*DIRECTIVE*.
Using the entries shown below, output the line containing "Rebuild this chart", the line containing "from bokeh.resources import INLINE", and every line between them, exactly. Pictures are omitted.

(Charts and diagrams as code)
▶
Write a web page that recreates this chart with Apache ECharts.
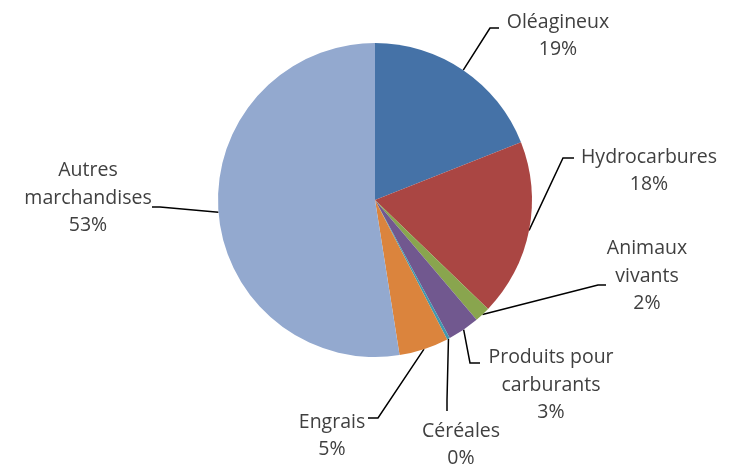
<!DOCTYPE html>
<html>
<head>
<meta charset="utf-8">
<script src="https://cdn.jsdelivr.net/npm/echarts@6/dist/echarts.min.js"></script>
<style>
html, body { margin: 0; padding: 0; background: #fff; }
#divChart { width: 739px; height: 466px; }
</style>
</head>
<body>
<div id="divChart"></div>
<script>
var categories = ['Oléagineux', 'Hydrocarbures', 'Animaux\nvivants', 'Produits pour\ncarburants', 'Céréales', 'Engrais', 'Autres\nmarchandises'];
var shares = [19.0, 18.2, 1.6, 3.3, 0.3, 5.1, 52.5];
var colors = ['#4572A7', '#AA4643', '#89A54E', '#71588F', '#4198AF', '#DB843D', '#93A9CF'];

// label placement (centre of text block) and leader line elbow/end
var labelPos = [[558, 36], [649, 171], [647, 276], [551, 385], [461, 445], [332, 436], [88, 198]];
var lineBend = [
    [[490, 28], [499, 28]],
    [[563, 158], [574, 158]],
    [[598, 285], [606, 285]],
    [[470, 363], [480, 363]],
    [[447, 400], [447, 411]],
    [[378, 418], [368, 418]],
    [[160, 207], [152, 207]]
];

var myChart = echarts.init(document.getElementById('divChart'));

function buildData() {
    var result = [];
    for (var i = 0; i < categories.length; i++) {
        result.push({ name: categories[i], value: shares[i], itemStyle: { color: colors[i] } });
    }
    return result;
}

var option = {
    animation: false,
    series: [{
        type: 'pie',
        center: [375, 200],
        radius: 157,
        startAngle: 90,
        clockwise: true,
        percentPrecision: 0,
        avoidLabelOverlap: false,
        data: buildData(),
        label: {
            show: true,
            position: 'outside',
            formatter: '{b}\n{d}%',
            fontFamily: 'Open Sans',
            fontSize: 19.5,
            lineHeight: 27.5,
            color: '#404040',
            align: 'center'
        },
        labelLine: {
            show: true,
            length: 20,
            length2: 10,
            lineStyle: { color: '#000', width: 1.5 }
        },
        labelLayout: function (params) {
            var i = params.dataIndex;
            var start = params.labelLinePoints ? params.labelLinePoints[0] : lineBend[i][0];
            return {
                x: labelPos[i][0],
                y: labelPos[i][1],
                align: 'center',
                verticalAlign: 'middle',
                labelLinePoints: [start, lineBend[i][0], lineBend[i][1]]
            };
        }
    }]
};
myChart.setOption(option);
</script>
</body>
</html>
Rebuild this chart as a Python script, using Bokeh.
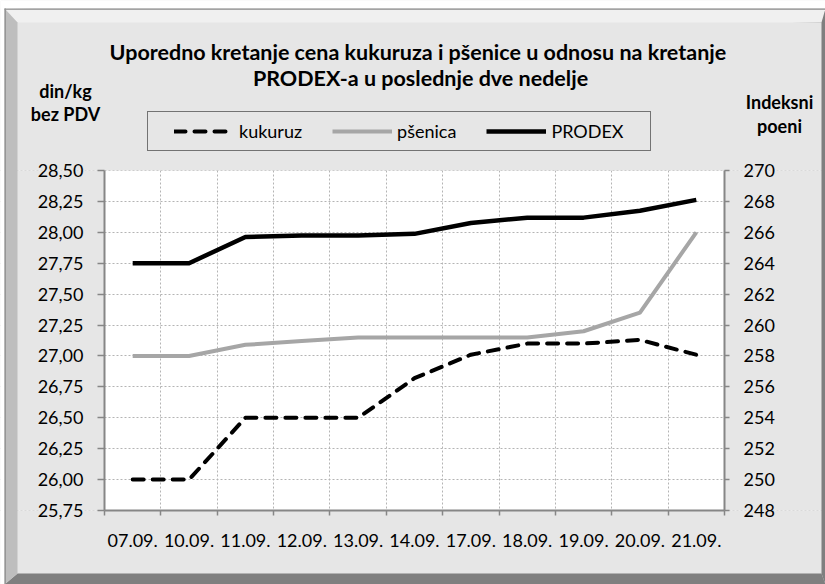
from bokeh.plotting import figure
from bokeh.models import (Range1d, LinearAxis, FixedTicker, CustomJSTickFormatter,
                          Legend, LegendItem, Label, PolyAnnotation)
from bokeh.embed import file_html
from bokeh.resources import INLINE

# ---- data ----
dates = ["07.09.", "10.09.", "11.09.", "12.09.", "13.09.", "14.09.",
         "17.09.", "18.09.", "19.09.", "20.09.", "21.09."]
kukuruz = [26.00, 26.00, 26.50, 26.50, 26.50, 26.82, 27.01, 27.10, 27.10, 27.13, 27.01]
psenica = [27.00, 27.00, 27.09, 27.12, 27.15, 27.15, 27.15, 27.15, 27.20, 27.35, 28.00]
prodex = [264.0, 264.0, 265.7, 265.8, 265.8, 265.9, 266.6, 266.95, 266.95, 267.4, 268.1]
left_ticks = [25.75, 26.00, 26.25, 26.50, 26.75, 27.00, 27.25, 27.50, 27.75, 28.00, 28.25, 28.50]
right_ticks = [248, 250, 252, 254, 256, 258, 260, 262, 264, 266, 268, 270]
title_lines = ["Uporedno kretanje cena kukuruza  i pšenice u odnosu na kretanje",
               "PRODEX-a u poslednje dve nedelje"]
left_unit = ["din/kg", "bez PDV"]
right_unit = ["Indeksni", "poeni"]
series_names = ["kukuruz", "pšenica", "PRODEX"]

# ---- layout constants (pixels) ----
W, H = 825, 584
PL, PR, PT, PB = 104, 724, 170, 510      # plot area inside the canvas
FONT = "Lato"
BG = "#e6e6e6"
AX = "#868686"

xs = list(range(len(dates)))
x0, x1 = -0.5, len(dates) - 0.5


def ext(lo, hi, a, b, total):
    """range whose [lo, hi] maps onto pixels [a, b] of a span of 'total' px"""
    s = (hi - lo) / (b - a)
    return lo - a * s, hi + (total - b) * s


xr = ext(x0, x1, PL, PR, W)
yl = ext(left_ticks[0], left_ticks[-1], H - PB, H - PT, H)
yr = ext(right_ticks[0], right_ticks[-1], H - PB, H - PT, H)

p = figure(width=W, height=H, output_backend="svg", toolbar_location=None,
           x_range=Range1d(*xr), y_range=Range1d(*yl), min_border=0)
p.title.visible = False
p.extra_y_ranges = {"idx": Range1d(*yr)}
p.background_fill_color = "white"
p.border_fill_color = BG
p.outline_line_color = None

# grids
p.xgrid.ticker = FixedTicker(ticks=[i + 0.5 for i in range(len(dates) - 1)])
p.ygrid.ticker = FixedTicker(ticks=left_ticks)
for g in (p.xgrid, p.ygrid):
    g.grid_line_color = "#b4b4b4"
    g.grid_line_dash = "2 2"
    g.grid_line_width = 1

# grey surround + bevel frame (canvas pixels)
shapes = [
    ([0, W, W, 0], [0, 0, PT, PT], BG),
    ([0, W, W, 0], [PB, PB, H, H], BG),
    ([0, PL, PL, 0], [PT, PT, PB, PB], BG),
    ([PR, W, W, PR], [PT, PT, PB, PB], BG),
    ([0, W, W, 0], [0, 0, 8, 8], "white"),
    ([0, 4, 4, 0], [0, 0, H, H], "white"),
    ([4, W, W, 821, 821], [8, 8, H, 573, 22], "#7f7f7f"),
    ([4, W, 821, 17], [H, H, 573, 573], "#7f7f7f"),
    ([4, W, 821, 17], [8, 8, 22, 22], "#f0f0f0"),
    ([4, 17, 17, 4], [8, 22, 573, H], "#bebebe"),
    ([4, W, W, 4], [8, 8, 9.5, 9.5], "#a3a3a3"),
    ([4, 5.5, 5.5, 4], [8, 8, H, H], "#969696"),
]
for bx, by, c in shapes:
    p.add_layout(PolyAnnotation(xs=bx, ys=by, xs_units="canvas", ys_units="canvas",
                                fill_color=c, fill_alpha=1, line_color=None,
                                level="underlay"))

# x axis (fixed at the bottom of the plot area)
xa = p.xaxis[0]
xa.fixed_location = left_ticks[0]
xa.bounds = (x0, x1)
xa.ticker = FixedTicker(ticks=xs, minor_ticks=[i - 0.5 for i in range(len(dates) + 1)])
xa.major_label_overrides = {i: d for i, d in enumerate(dates)}
xa.minor_tick_in = 0
xa.minor_tick_out = 5
xa.minor_tick_line_color = AX
xa.minor_tick_line_width = 1.5
xa.major_label_standoff = 18

# left axis
ya = p.yaxis[0]
ya.fixed_location = x0
ya.bounds = (left_ticks[0], left_ticks[-1])
ya.ticker = FixedTicker(ticks=left_ticks)
ya.formatter = CustomJSTickFormatter(code="return tick.toFixed(2).replace('.', ',')")
ya.major_tick_out = 7
ya.major_label_standoff = 14

# right axis
ra = LinearAxis(y_range_name="idx", ticker=FixedTicker(ticks=right_ticks))
ra.fixed_location = x1
ra.bounds = (right_ticks[0], right_ticks[-1])
ra.major_tick_out = 5
ra.major_label_standoff = 14
p.add_layout(ra, "right")

for ax in (xa, ya, ra):
    ax.axis_line_color = AX
    ax.axis_line_width = 2
    ax.major_tick_in = 0
    ax.major_tick_line_width = 1.5
    if ax is xa:
        ax.major_tick_out = 0
        ax.major_tick_line_color = None
    else:
        ax.major_tick_line_color = AX
        ax.minor_tick_line_color = None
    ax.major_label_text_font = FONT
    ax.major_label_text_font_size = "18px"
    ax.major_label_text_color = "black"

# lines
r_k = p.line(xs, kukuruz, line_color="black", line_width=4, line_dash="11 9",
             line_cap="round", line_join="round")
r_p = p.line(xs, psenica, line_color="#a6a6a6", line_width=4, line_join="round")
r_x = p.line(xs, prodex, line_color="black", line_width=4.5, line_join="round",
             y_range_name="idx")

legend = Legend(items=[LegendItem(label=series_names[0], renderers=[r_k]),
                       LegendItem(label=series_names[1], renderers=[r_p]),
                       LegendItem(label=series_names[2], renderers=[r_x])],
                orientation="horizontal", location=(147, H - 151))
legend.label_text_font = FONT
legend.label_text_font_size = "18px"
legend.label_text_color = "black"
legend.glyph_width = 60
legend.glyph_height = 20
legend.label_standoff = 5
legend.spacing = 30
try:
    legend.padding = (26, 8)
except Exception:
    legend.padding = 9
legend.margin = 0
legend.border_line_color = "black"
legend.border_line_width = 1.5
legend.background_fill_color = BG
legend.background_fill_alpha = 1
p.add_layout(legend, "center")


def lab(x, y, t, size):
    p.add_layout(Label(x=x, y=y, x_units="canvas", y_units="canvas", text=t,
                       text_font=FONT, text_font_size=size,
                       text_font_style="bold",
                       text_align="center", text_baseline="middle",
                       text_color="black"))


lab(420, 51, title_lines[0], "21.5px")
lab(420, 77, title_lines[1], "21.5px")
lab(65, 90, left_unit[0], "18px")
lab(65, 113, left_unit[1], "18px")
lab(779, 101, right_unit[0], "18px")
lab(779, 125, right_unit[1], "18px")

open("out.html", "w").write(file_html(p, INLINE))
◀
*WRITTEN SOLUTION*.
Rebuild this chart as a Python script, using Bokeh.
from bokeh.plotting import figure
from bokeh.models import (Range1d, LinearAxis, FixedTicker, CustomJSTickFormatter,
                          Legend, LegendItem, Label, PolyAnnotation)
from bokeh.embed import file_html
from bokeh.resources import INLINE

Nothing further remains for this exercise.